__WRITTEN INSTRUCTION__.
Copy the material that follows word for word and omit its pictures.

__INFORMATION PROVIDED__.
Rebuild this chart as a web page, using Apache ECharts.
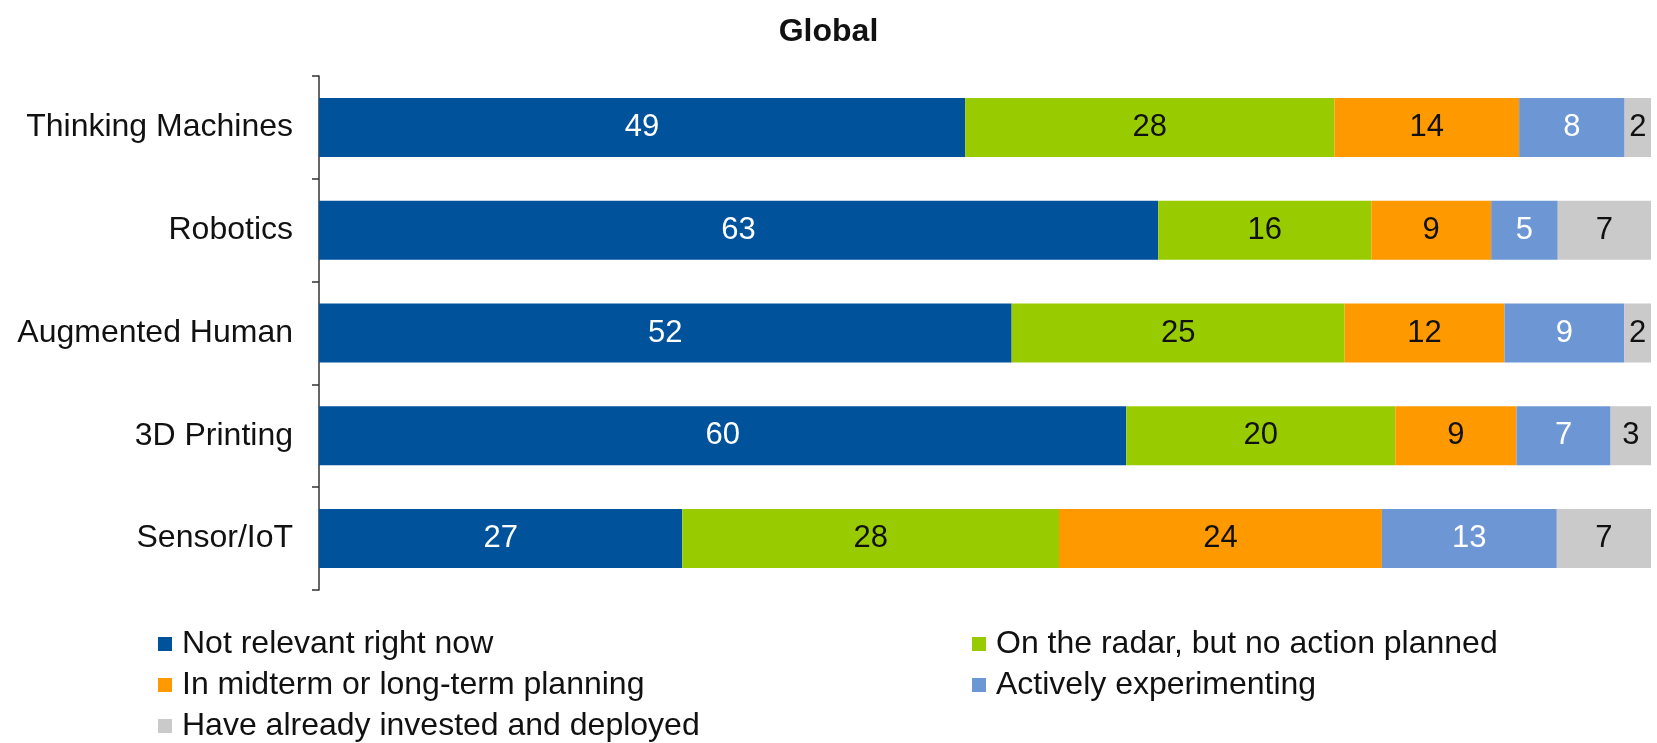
<!DOCTYPE html>
<html>
<head>
<meta charset="utf-8">
<script src="https://cdn.jsdelivr.net/npm/echarts@6/dist/echarts.min.js"></script>
<style>
  html, body { margin: 0; padding: 0; background: #fff; }
  #chart { width: 1657px; height: 743px; }
</style>
</head>
<body>
<div id="chart"></div>
<script>
// categories, top to bottom
const categories = ["Thinking Machines", "Robotics", "Augmented Human", "3D Printing", "Sensor/IoT"];

// answer shares per category (as printed on the bars)
const notRelevant = [49, 63, 52, 60, 27];
const onRadar     = [28, 16, 25, 20, 28];
const planning    = [14, 9, 12, 9, 24];
const experiment  = [8, 5, 9, 7, 13];
const deployed    = [2, 7, 2, 3, 7];

const seriesNames = [
  "Not relevant right now",
  "On the radar, but no action planned",
  "In midterm or long-term planning",
  "Actively experimenting",
  "Have already invested and deployed"
];
const colors = ["#00529b", "#99cc00", "#ff9900", "#6d97d4", "#cacaca"];
const labelColors = ["#ffffff", "#111111", "#111111", "#ffffff", "#111111"];

const rows = [notRelevant, onRadar, planning, experiment, deployed];
// bars are drawn as a 100% stack (printed shares don't always add to 100)
const totals = categories.map((c, i) => rows.reduce((s, r) => s + r[i], 0));

const FONT = "Liberation Sans, Arial, sans-serif";

function legendCol(names, left) {
  return {
    data: names,
    orient: "vertical",
    left: left,
    top: 628,
    height: 115,
    padding: 0,
    itemWidth: 14,
    itemHeight: 14,
    itemGap: 9,
    icon: "rect",
    textStyle: { fontFamily: FONT, fontSize: 32, color: "#111", lineHeight: 32, padding: [0, 0, 0, 5] }
  };
}

const chart = echarts.init(document.getElementById("chart"));
chart.setOption({
  animation: false,
  title: {
    text: "Global",
    left: "center",
    top: 11,
    textStyle: { fontFamily: FONT, fontSize: 32, fontWeight: "bold", color: "#111" }
  },
  grid: { left: 319, right: 6, top: 76, bottom: 153 },
  legend: [
    legendCol([seriesNames[0], seriesNames[2], seriesNames[4]], 158),
    legendCol([seriesNames[1], seriesNames[3]], 972)
  ],
  xAxis: {
    type: "value",
    min: 0,
    max: 100,
    show: false
  },
  yAxis: {
    type: "category",
    data: categories,
    inverse: true,
    axisLine: { show: true, lineStyle: { color: "#333", width: 1.5 } },
    axisTick: { show: true, length: 7, lineStyle: { color: "#333", width: 1.5 } },
    axisLabel: { fontFamily: FONT, fontSize: 32, color: "#111", margin: 26 }
  },
  series: rows.map((r, k) => ({
    name: seriesNames[k],
    type: "bar",
    stack: "total",
    barWidth: 59,
    itemStyle: { color: colors[k] },
    label: {
      show: true,
      position: "inside",
      fontFamily: FONT,
      fontSize: 31,
      color: labelColors[k],
      formatter: p => String(r[p.dataIndex])
    },
    data: r.map((v, i) => v / totals[i] * 100)
  }))
});
</script>
</body>
</html>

__FINISHED ANSWER__.
Rebuild this chart as a web page, using Apache ECharts.
<!DOCTYPE html>
<html>
<head>
<meta charset="utf-8">
<script src="https://cdn.jsdelivr.net/npm/echarts@6/dist/echarts.min.js"></script>
<style>
  html, body { margin: 0; padding: 0; background: #fff; }
  #chart { width: 1657px; height: 743px; }
</style>
</head>
<body>
<div id="chart"></div>
<script>
// categories, top to bottom
const categories = ["Thinking Machines", "Robotics", "Augmented Human", "3D Printing", "Sensor/IoT"];

// answer shares per category (as printed on the bars)
const notRelevant = [49, 63, 52, 60, 27];
const onRadar     = [28, 16, 25, 20, 28];
const planning    = [14, 9, 12, 9, 24];
const experiment  = [8, 5, 9, 7, 13];
const deployed    = [2, 7, 2, 3, 7];

const seriesNames = [
  "Not relevant right now",
  "On the radar, but no action planned",
  "In midterm or long-term planning",
  "Actively experimenting",
  "Have already invested and deployed"
];
const colors = ["#00529b", "#99cc00", "#ff9900", "#6d97d4", "#cacaca"];
const labelColors = ["#ffffff", "#111111", "#111111", "#ffffff", "#111111"];

const rows = [notRelevant, onRadar, planning, experiment, deployed];
// bars are drawn as a 100% stack (printed shares don't always add to 100)
const totals = categories.map((c, i) => rows.reduce((s, r) => s + r[i], 0));

const FONT = "Liberation Sans, Arial, sans-serif";

function legendCol(names, left) {
  return {
    data: names,
    orient: "vertical",
    left: left,
    top: 628,
    height: 115,
    padding: 0,
    itemWidth: 14,
    itemHeight: 14,
    itemGap: 9,
    icon: "rect",
    textStyle: { fontFamily: FONT, fontSize: 32, color: "#111", lineHeight: 32, padding: [0, 0, 0, 5] }
  };
}

const chart = echarts.init(document.getElementById("chart"));
chart.setOption({
  animation: false,
  title: {
    text: "Global",
    left: "center",
    top: 11,
    textStyle: { fontFamily: FONT, fontSize: 32, fontWeight: "bold", color: "#111" }
  },
  grid: { left: 319, right: 6, top: 76, bottom: 153 },
  legend: [
    legendCol([seriesNames[0], seriesNames[2], seriesNames[4]], 158),
    legendCol([seriesNames[1], seriesNames[3]], 972)
  ],
  xAxis: {
    type: "value",
    min: 0,
    max: 100,
    show: false
  },
  yAxis: {
    type: "category",
    data: categories,
    inverse: true,
    axisLine: { show: true, lineStyle: { color: "#333", width: 1.5 } },
    axisTick: { show: true, length: 7, lineStyle: { color: "#333", width: 1.5 } },
    axisLabel: { fontFamily: FONT, fontSize: 32, color: "#111", margin: 26 }
  },
  series: rows.map((r, k) => ({
    name: seriesNames[k],
    type: "bar",
    stack: "total",
    barWidth: 59,
    itemStyle: { color: colors[k] },
    label: {
      show: true,
      position: "inside",
      fontFamily: FONT,
      fontSize: 31,
      color: labelColors[k],
      formatter: p => String(r[p.dataIndex])
    },
    data: r.map((v, i) => v / totals[i] * 100)
  }))
});
</script>
</body>
</html>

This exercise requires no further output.